Problem statement:
Your task is to repeat only the lines from the one with "Convert this chart to Plotly code." through the one with "fig = go.Figure()", exactly as they stand, both ends included.

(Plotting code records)

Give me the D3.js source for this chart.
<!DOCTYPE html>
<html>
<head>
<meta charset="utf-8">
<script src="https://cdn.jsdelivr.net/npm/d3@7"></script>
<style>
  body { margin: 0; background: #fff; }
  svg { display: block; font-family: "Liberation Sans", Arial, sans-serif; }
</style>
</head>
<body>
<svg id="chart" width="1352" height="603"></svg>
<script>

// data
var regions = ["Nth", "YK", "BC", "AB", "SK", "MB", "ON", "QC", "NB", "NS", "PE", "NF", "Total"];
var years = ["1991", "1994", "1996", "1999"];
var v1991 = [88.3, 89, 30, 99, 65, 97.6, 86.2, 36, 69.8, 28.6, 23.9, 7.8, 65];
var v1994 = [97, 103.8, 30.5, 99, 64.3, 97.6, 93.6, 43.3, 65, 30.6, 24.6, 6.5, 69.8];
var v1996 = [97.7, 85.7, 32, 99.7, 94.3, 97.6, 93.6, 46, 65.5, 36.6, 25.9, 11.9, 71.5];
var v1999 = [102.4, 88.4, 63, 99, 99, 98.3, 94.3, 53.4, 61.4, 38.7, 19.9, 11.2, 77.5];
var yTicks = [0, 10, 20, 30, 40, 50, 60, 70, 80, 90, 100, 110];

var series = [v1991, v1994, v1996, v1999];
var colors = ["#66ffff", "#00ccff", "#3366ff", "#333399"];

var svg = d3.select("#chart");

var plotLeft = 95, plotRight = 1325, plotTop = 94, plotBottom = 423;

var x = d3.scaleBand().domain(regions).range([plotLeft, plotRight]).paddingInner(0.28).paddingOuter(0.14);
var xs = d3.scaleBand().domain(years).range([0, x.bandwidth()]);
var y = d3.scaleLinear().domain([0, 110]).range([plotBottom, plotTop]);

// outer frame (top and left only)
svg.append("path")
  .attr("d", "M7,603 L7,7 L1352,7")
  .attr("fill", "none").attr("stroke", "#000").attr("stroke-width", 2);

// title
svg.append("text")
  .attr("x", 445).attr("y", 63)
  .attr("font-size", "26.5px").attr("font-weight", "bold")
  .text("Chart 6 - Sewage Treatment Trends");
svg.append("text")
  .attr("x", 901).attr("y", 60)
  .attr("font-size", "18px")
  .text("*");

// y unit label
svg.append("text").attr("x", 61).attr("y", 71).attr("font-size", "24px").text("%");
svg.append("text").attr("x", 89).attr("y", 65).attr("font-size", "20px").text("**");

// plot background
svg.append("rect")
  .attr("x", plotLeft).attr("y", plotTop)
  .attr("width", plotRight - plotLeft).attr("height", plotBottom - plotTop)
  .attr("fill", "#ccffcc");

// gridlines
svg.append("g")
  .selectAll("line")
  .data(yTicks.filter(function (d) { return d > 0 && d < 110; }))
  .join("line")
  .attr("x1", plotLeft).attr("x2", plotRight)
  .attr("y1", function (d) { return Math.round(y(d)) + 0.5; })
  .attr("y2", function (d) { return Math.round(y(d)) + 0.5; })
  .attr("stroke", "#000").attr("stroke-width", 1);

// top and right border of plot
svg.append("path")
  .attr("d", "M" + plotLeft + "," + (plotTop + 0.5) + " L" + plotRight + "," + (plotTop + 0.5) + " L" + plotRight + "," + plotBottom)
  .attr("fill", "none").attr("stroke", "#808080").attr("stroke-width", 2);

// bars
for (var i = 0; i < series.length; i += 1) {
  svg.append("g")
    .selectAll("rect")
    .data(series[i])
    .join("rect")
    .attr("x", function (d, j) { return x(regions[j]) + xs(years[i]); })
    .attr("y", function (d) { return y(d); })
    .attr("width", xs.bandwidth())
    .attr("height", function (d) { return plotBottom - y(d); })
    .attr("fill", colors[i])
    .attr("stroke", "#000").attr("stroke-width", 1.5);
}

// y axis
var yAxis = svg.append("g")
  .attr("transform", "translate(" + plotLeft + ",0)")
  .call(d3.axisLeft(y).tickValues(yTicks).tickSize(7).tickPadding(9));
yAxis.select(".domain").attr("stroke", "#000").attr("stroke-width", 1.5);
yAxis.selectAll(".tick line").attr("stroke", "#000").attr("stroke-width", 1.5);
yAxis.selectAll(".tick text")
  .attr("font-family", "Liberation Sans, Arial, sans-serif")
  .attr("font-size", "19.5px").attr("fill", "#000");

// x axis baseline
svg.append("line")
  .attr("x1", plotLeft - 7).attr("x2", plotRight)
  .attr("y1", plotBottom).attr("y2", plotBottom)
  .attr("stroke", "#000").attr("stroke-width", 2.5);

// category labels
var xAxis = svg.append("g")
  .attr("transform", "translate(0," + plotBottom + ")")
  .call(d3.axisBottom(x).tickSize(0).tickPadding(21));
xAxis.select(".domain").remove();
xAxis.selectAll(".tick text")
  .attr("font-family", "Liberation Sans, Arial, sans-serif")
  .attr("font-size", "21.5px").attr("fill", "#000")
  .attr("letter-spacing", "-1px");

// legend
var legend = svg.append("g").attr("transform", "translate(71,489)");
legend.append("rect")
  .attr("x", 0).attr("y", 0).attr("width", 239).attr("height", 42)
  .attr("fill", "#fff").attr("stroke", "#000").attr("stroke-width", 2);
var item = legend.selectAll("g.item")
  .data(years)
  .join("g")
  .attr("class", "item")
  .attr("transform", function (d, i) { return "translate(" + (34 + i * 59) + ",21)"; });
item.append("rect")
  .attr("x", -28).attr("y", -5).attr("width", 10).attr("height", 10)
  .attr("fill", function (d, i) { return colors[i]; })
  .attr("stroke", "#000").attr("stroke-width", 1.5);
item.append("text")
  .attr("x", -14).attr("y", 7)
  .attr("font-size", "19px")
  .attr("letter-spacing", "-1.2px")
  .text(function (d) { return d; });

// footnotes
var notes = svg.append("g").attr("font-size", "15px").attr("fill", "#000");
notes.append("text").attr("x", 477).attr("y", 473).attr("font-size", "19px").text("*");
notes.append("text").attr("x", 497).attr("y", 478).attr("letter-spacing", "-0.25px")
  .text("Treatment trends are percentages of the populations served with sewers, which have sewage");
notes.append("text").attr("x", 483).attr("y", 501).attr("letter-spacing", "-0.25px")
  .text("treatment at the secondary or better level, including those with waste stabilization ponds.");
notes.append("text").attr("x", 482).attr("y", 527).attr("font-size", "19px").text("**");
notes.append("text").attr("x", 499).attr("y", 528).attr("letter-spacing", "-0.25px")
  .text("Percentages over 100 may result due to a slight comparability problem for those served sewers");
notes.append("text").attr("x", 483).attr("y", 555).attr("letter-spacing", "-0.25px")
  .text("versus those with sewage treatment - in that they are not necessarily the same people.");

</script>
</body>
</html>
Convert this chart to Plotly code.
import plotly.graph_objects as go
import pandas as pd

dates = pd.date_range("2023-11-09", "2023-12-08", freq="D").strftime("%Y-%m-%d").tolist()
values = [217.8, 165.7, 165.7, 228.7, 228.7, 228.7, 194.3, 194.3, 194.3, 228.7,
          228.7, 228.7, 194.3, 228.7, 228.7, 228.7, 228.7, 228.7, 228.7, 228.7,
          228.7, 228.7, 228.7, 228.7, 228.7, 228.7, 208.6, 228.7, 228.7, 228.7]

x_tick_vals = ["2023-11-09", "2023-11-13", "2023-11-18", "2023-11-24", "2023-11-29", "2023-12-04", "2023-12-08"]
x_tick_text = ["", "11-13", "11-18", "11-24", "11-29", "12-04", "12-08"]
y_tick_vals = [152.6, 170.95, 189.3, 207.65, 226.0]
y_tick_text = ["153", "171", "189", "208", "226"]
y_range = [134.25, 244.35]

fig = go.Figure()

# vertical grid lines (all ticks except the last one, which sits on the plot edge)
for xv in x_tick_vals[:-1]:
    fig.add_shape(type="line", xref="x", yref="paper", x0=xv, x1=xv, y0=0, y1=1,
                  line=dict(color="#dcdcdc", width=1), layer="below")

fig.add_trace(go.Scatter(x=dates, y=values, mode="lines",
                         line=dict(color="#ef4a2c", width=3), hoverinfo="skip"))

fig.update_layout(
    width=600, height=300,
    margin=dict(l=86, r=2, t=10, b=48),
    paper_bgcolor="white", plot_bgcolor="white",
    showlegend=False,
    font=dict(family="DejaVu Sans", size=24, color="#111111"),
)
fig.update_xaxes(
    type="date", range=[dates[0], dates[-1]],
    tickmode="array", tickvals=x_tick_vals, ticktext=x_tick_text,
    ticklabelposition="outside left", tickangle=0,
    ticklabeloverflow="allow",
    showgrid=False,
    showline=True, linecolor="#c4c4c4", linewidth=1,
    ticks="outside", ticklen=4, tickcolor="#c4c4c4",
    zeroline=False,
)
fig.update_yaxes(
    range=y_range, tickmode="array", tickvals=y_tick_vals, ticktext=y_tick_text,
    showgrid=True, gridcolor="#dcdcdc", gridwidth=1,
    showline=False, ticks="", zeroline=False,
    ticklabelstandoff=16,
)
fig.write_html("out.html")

The result:
Convert this chart to Plotly code.
import plotly.graph_objects as go
import pandas as pd

dates = pd.date_range("2023-11-09", "2023-12-08", freq="D").strftime("%Y-%m-%d").tolist()
values = [217.8, 165.7, 165.7, 228.7, 228.7, 228.7, 194.3, 194.3, 194.3, 228.7,
          228.7, 228.7, 194.3, 228.7, 228.7, 228.7, 228.7, 228.7, 228.7, 228.7,
          228.7, 228.7, 228.7, 228.7, 228.7, 228.7, 208.6, 228.7, 228.7, 228.7]

x_tick_vals = ["2023-11-09", "2023-11-13", "2023-11-18", "2023-11-24", "2023-11-29", "2023-12-04", "2023-12-08"]
x_tick_text = ["", "11-13", "11-18", "11-24", "11-29", "12-04", "12-08"]
y_tick_vals = [152.6, 170.95, 189.3, 207.65, 226.0]
y_tick_text = ["153", "171", "189", "208", "226"]
y_range = [134.25, 244.35]

fig = go.Figure()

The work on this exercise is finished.